DE GRANADA A PORTICI Fortuny fue un hombre cosmopolita y viajero. Vivió en Barcelona, Madrid, Roma, París, Nápoles y en el norte de Marruecos, pero fue la andaluza ciudad de Granada donde vivió los años más felices de su vida, entre 1870 y 1872. Allí se encuentra a gusto y planea quedarse definitivamente. Nace aquí su hijo, el también pintor y diseñador, Mariano Fortuny Madrazo. Y es que, al igual como le sucedió en Marruecos, Fortuny quedó fascinado con Granada, con su pasado árabe, su arquitectura, en especial, la Alhambra, donde encuentra la inspiración para su pintura, y donde potenciará su pasión por el coleccionismo de antigüedades, armas, tapices o cerámicas árabes. Es ahora cuando interpreta, con mayor libertad, paisajes, desnudos, flores… con el foco de atención en la luz y en el color, centrándose en una pintura al aire libre y consiguiendo un vínculo emocional que le vuelve a unir con el pasado árabe de lo andaluz. Redefine ahora su pintura, intentando alejarse de las temáticas que tanta fama le dieron pero con las que ya no se identifica.
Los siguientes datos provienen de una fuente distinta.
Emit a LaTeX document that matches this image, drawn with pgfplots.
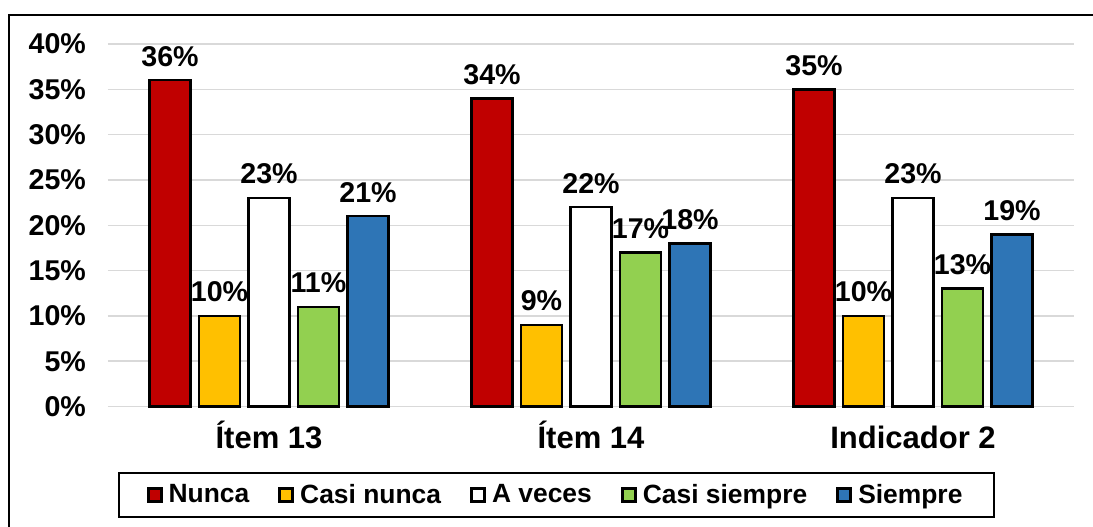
\documentclass[border=0pt]{standalone}
\usepackage{fontspec}
\setmainfont{Liberation Sans}
\usepackage{pgfplots}
\pgfplotsset{compat=1.18}
\definecolor{cRed}{HTML}{C00000}
\definecolor{cYel}{HTML}{FFC000}
\definecolor{cGrn}{HTML}{92D050}
\definecolor{cBlu}{HTML}{2E75B6}
\definecolor{cGrid}{HTML}{D9D9D9}
\begin{document}
\begin{tikzpicture}
\begin{axis}[
  at={(54pt,59.75pt)}, anchor=south west,
  scale only axis, width=483pt, height=181.25pt,
  ybar=4.25pt, bar width=20.5pt,
  legend image code/.code={\draw[#1,line width=1.5pt] (0pt,-3.25pt) rectangle (6.5pt,3.25pt);},
  xmin=-0.5, xmax=2.5, ymin=0, ymax=40,
  xtick={0,1,2}, xticklabels={Ítem 13, Ítem 14, Indicador 2},
  ytick={0,5,...,40},
  /pgf/number format/assume math mode=true,
  yticklabel={\pgfmathprintnumber{\tick}\%},
  yticklabel style={font=\fontsize{14.3pt}{17pt}\selectfont\bfseries, xshift=-7.5pt},
  xticklabel style={font=\fontsize{15.5pt}{18pt}\selectfont\bfseries, anchor=base, yshift=-20.75pt},
  major tick length=0pt,
  ymajorgrids, major grid style={draw=cGrid, line width=0.75pt},
  axis x line*=bottom, axis y line*=left,
  x axis line style={draw=cGrid, line width=0.75pt, -},
  y axis line style={draw=none},
  nodes near coords={\pgfmathprintnumber{\pgfplotspointmeta}\%},
  every node near coord/.append style={font=\fontsize{14.3pt}{17pt}\selectfont\bfseries, black, yshift=3pt},
  legend columns=5,
  legend style={at={(0.4643,-0.244)}, anchor=center, draw=black, line width=1pt,
    font=\fontsize{13.2pt}{16pt}\selectfont\bfseries,
    /tikz/every even column/.append style={column sep=12.5pt},
    /tikz/every odd column/.append style={column sep=1pt},
    inner xsep=14pt, inner ysep=3.5pt},
  clip=false,
]
\addplot[fill=cRed, draw=black, line width=1.2pt] coordinates {(0,36) (1,34) (2,35)};
\addplot[fill=cYel, draw=black, line width=1.2pt] coordinates {(0,10) (1,9) (2,10)};
\addplot[fill=white, draw=black, line width=1.2pt] coordinates {(0,23) (1,22) (2,23)};
\addplot[fill=cGrn, draw=black, line width=1.2pt] coordinates {(0,11) (1,17) (2,13)};
\addplot[fill=cBlu, draw=black, line width=1.2pt] coordinates {(0,21) (1,18) (2,19)};
\legend{Nunca, Casi nunca, A veces, Casi siempre, Siempre}
\end{axis}
\draw[line width=1pt] (4.5pt,-10pt) rectangle (560pt,255.5pt);
\pgfresetboundingbox
\useasboundingbox (0,0) rectangle (546.5pt,263pt);
\end{tikzpicture}
\end{document}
En las numerosas cartas que se conservan a sus amigos, Fortuny reconoce la tremenda frustración que sentía como artista al tener que seguir haciendo una pintura comercial “que no me permite evolucionar”, que “no es expresión verdadera de mi talento”, se lamentaba. En su último verano en Portici (Nápoles) pinta cuadros como “Desnudo en la Playa” o “Los Hijos del Pintor en el Salón Japonés”, en los que ya se expresa sin ataduras, con la pincelada más suelta y espontánea, como reflejó también en el sorprendente y descarado retrato de la joven gitana Carmen Bastián -su obra más transgresora y provocadora- y no solo por el contenido erótico. Pero Fortuny moría dos meses después de aquel revelador verano, repentinamente y de malaria, el 21 de noviembre de 1874.